• Given task: Find the string "this" in the listing and report every line that has it.

(Entries taken from a collection)
(begin)
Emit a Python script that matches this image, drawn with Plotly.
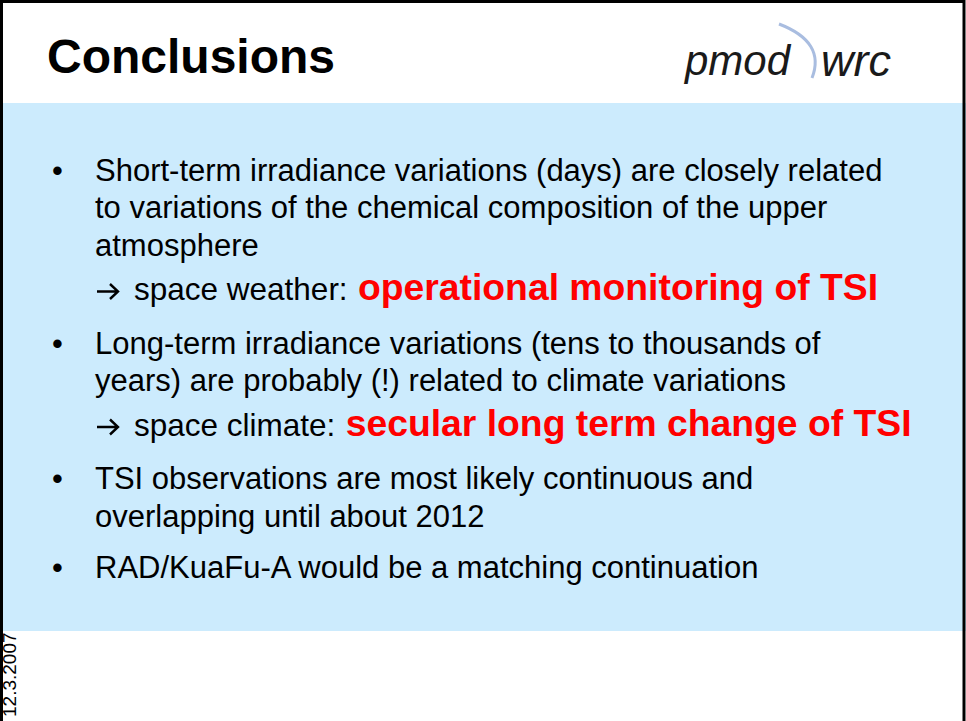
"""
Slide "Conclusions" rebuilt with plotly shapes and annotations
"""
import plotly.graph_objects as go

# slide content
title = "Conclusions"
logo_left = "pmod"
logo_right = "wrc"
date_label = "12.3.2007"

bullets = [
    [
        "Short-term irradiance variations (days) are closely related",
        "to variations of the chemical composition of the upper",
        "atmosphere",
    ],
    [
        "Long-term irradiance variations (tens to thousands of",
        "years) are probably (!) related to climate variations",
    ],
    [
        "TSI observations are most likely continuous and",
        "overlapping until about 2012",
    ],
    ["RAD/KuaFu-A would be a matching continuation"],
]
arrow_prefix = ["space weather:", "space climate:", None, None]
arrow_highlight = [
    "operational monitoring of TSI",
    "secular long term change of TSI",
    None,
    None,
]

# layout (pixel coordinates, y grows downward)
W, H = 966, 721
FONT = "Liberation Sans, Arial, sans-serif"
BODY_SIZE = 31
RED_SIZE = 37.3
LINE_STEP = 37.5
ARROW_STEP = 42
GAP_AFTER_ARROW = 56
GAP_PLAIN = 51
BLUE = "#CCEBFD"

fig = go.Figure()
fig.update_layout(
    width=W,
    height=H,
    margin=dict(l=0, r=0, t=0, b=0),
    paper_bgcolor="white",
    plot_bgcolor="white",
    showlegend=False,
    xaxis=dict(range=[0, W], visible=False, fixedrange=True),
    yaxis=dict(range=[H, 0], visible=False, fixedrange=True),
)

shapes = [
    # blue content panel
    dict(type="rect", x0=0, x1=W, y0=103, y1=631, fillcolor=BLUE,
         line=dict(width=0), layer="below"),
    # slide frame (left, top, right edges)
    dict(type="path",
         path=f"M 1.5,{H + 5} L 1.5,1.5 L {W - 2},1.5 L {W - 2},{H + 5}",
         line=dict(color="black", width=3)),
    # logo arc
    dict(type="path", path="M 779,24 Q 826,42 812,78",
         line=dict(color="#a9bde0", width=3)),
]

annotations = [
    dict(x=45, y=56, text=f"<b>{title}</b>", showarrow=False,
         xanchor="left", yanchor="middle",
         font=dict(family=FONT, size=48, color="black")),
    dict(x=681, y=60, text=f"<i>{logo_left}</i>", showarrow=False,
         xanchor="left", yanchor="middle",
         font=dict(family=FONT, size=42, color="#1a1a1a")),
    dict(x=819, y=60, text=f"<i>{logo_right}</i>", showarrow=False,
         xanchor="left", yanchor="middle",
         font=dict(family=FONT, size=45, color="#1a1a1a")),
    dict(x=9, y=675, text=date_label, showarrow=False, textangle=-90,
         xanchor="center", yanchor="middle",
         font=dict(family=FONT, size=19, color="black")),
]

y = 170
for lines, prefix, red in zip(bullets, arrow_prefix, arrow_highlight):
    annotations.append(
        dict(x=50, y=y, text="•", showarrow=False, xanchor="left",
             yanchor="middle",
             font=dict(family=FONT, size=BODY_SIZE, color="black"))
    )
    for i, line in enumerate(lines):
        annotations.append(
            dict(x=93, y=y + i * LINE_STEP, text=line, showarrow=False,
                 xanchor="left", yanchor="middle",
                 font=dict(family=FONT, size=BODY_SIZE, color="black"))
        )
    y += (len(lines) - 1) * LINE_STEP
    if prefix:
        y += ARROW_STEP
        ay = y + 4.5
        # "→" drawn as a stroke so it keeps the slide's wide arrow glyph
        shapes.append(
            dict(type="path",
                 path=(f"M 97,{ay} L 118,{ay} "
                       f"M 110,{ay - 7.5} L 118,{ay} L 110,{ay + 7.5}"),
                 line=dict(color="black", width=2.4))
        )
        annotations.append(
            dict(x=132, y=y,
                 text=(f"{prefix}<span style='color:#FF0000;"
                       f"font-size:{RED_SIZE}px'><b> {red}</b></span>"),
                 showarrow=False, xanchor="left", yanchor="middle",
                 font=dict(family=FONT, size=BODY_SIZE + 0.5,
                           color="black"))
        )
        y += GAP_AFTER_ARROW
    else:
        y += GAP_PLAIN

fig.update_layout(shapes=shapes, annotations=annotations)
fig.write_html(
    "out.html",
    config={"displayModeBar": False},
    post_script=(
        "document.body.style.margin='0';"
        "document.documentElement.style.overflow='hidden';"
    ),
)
(end)
(begin)
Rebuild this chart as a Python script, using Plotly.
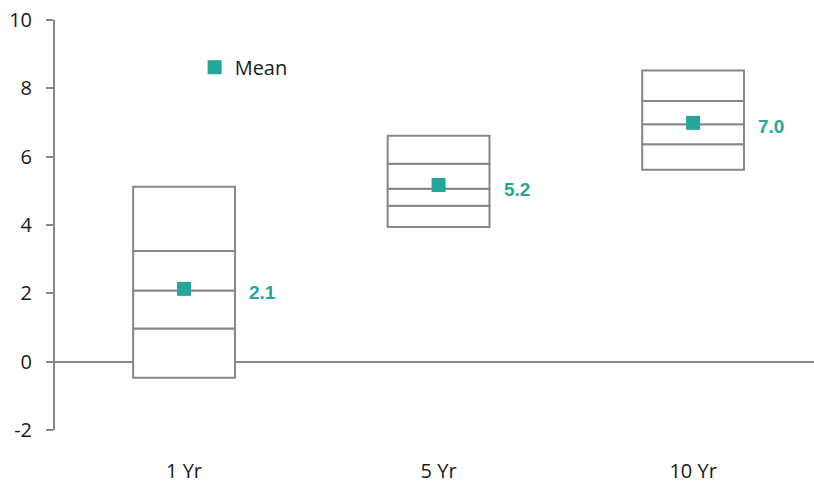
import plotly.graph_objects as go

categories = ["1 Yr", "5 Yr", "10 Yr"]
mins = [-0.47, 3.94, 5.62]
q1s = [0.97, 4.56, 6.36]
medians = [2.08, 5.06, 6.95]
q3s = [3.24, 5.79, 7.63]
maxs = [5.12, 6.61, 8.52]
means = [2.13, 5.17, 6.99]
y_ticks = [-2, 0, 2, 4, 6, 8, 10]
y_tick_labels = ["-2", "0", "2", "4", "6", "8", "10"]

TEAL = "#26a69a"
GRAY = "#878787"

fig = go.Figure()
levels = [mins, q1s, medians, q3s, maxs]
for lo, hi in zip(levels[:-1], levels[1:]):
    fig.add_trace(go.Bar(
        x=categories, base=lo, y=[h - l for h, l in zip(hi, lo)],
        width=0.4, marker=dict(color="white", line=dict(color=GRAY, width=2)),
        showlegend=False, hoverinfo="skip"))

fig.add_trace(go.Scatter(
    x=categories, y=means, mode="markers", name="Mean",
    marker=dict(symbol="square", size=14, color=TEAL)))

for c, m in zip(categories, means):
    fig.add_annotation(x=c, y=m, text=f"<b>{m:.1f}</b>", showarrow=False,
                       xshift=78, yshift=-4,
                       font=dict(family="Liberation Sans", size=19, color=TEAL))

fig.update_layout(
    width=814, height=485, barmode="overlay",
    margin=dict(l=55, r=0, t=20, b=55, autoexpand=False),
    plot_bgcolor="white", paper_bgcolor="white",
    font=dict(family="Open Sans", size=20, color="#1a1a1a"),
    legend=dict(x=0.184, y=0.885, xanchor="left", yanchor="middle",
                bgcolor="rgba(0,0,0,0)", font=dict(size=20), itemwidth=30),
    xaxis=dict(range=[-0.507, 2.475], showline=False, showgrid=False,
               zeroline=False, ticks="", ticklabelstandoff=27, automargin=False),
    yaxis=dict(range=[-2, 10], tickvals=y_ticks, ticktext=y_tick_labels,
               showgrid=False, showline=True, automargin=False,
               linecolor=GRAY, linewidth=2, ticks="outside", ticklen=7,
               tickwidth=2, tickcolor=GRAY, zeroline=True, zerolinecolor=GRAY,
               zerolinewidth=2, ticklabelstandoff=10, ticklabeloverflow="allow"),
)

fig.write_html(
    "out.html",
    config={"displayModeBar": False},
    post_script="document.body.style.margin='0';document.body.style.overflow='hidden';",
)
(end)
• Answer:
Emit a Python script that matches this image, drawn with Plotly.
Rebuild this chart as a Python script, using Plotly.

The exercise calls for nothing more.